IN the frenetic world of newspapers, journalists often spend one or two cub reporting years on a local paper before mov­ing onto the nationals.

But Gerald Isaaman, who has died this week aged 85 after a short illness, loved writing about Camden so much he devoted his career to it, editing the Hampstead and Highgate Express for a quarter of a century and later becoming a feature writer for the New Journal. “He was so brilliant with ideas,” said column­ist Ruth Gorb, who also work­ed for both papers. “He could often be construct­ively critical, but we listened – because he had a wonderful eye. You knew if he said some­thing, he was right – he was a journalistic genius.”

Gerald Isaaman with the late Peggy Jay

He grew up in east London, working for five years on the Stoke Newington and Hackney Observer after leaving school.

He joined the Ham & High, as the paper is known locally, in 1955 as a sports reporter, paid 25 shillings a week. By 1968, he had been handed the editorship, a role he would hold for 25 years.

Author Hunter Davies, who would often contribute to the newspaper during Mr Isaaman’s time as editor, said: “Gerry was ‘Mr Hampstead’. He had a finger in every pie, knew everyone and everything, and even when he didn’t he knew someone who did. But he didn’t just know the gen, he got involved. He was in many ways the last of the old editors who saw themselves as part of the fabric of the community, with a social conscience, a political nose, who was not just passing through on the way to Fleet Street, to better things, but felt he was here to stay, to serve his parish, his readers, the locality.”

Gerald Isaaman

At one time the Ham & High was selling 20,000 copies a week, had an office in Hampstead and a host of famous contributors. The affectionate joke handed, down through the generations, first used by the New York Times, was that it was “the only local newspaper with a foreign policy”.

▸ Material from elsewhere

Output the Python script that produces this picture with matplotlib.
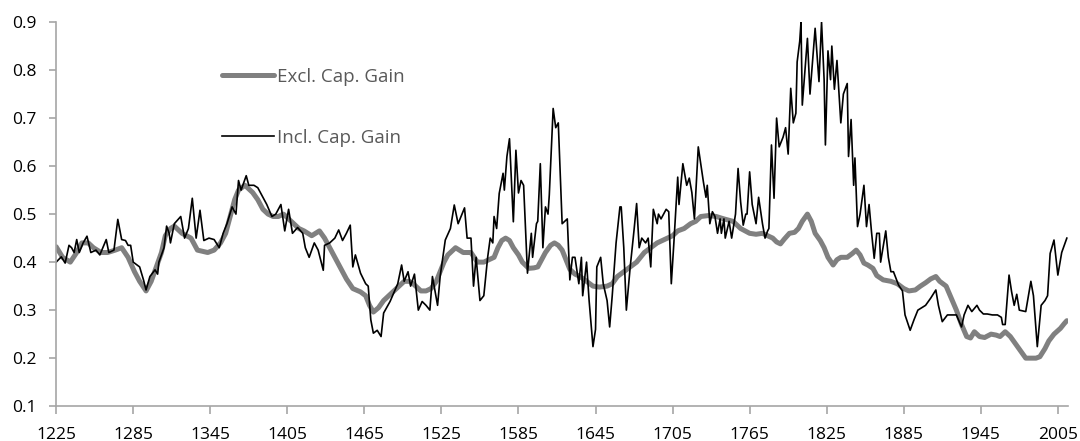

Mr Isaaman, who accepted an OBE in 1994, was drawn into many local campaigns. He was proud to be one of the leading campaigners who fought to save historic Burgh House from being sold as a private residence. He fought similarly over the old Hampstead Town Hall building in Haverstock Hill.

Journalist Matthew Lewin, who worked under Mr Isaaman and then took over in the editor’s chair, said: “Nobody could work a room like Gerry Isaaman. He would drift around the chamber at meetings of Camden Council, and then hand me 16 story ideas from stuff whispered into his ear, all written on scraps of paper and the backs of envelopes. “In the office, his phone never stopped ringing. He really was the journalists’ journalist, with a passion for his job and a very deep understanding about how it all should be done.”

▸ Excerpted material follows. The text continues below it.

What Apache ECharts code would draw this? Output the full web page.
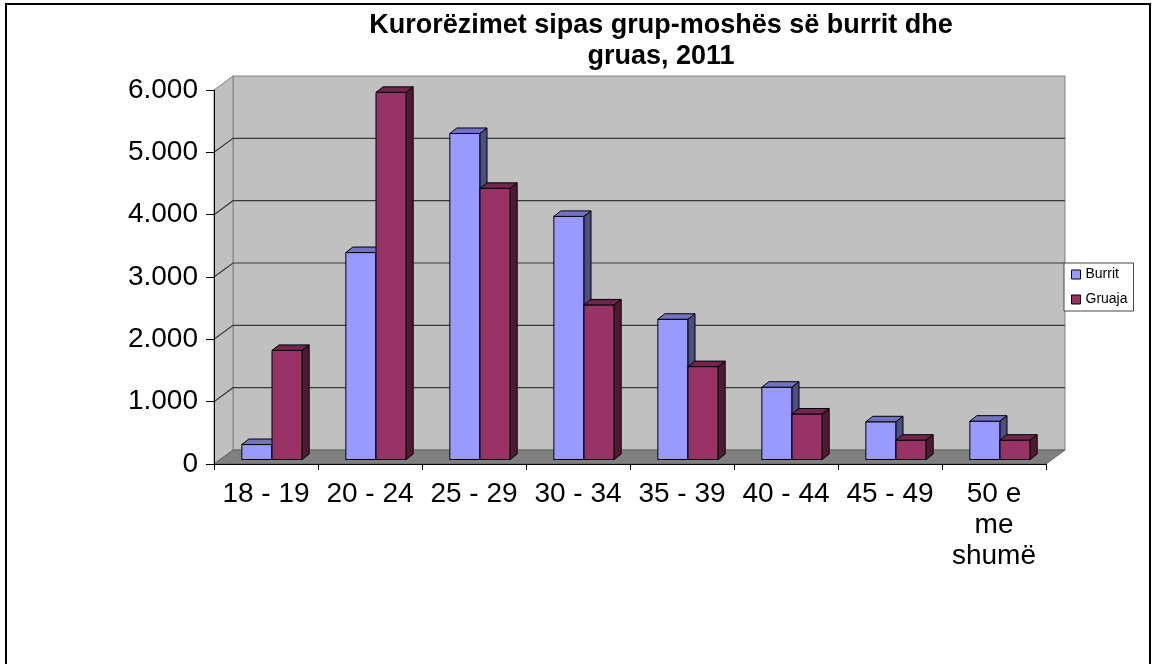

Former Labour councillor John Mills said: “He was so well-respected. People knew they could speak with him. He could see that life was not always straight­forward. He also cared greatly for the Camden New Journal, as well as the Ham & High.”

Former chairman of the Heath and Hampstead Society Tony Hillier said: “He was instinctively attuned to what Hampstead cared about. I remember he skewered the young Oliver Letwin, who had hoped to win the Hampstead and Highgate seat for the Tories. Letwin had said how he had been the architect of the poll tax and that gave Gerry a headline – and turned half the population against him.”

In retirement, he helped set up a community newspaper in Marlborough, Wilts.

He leaves a wife, Delphine, and a son.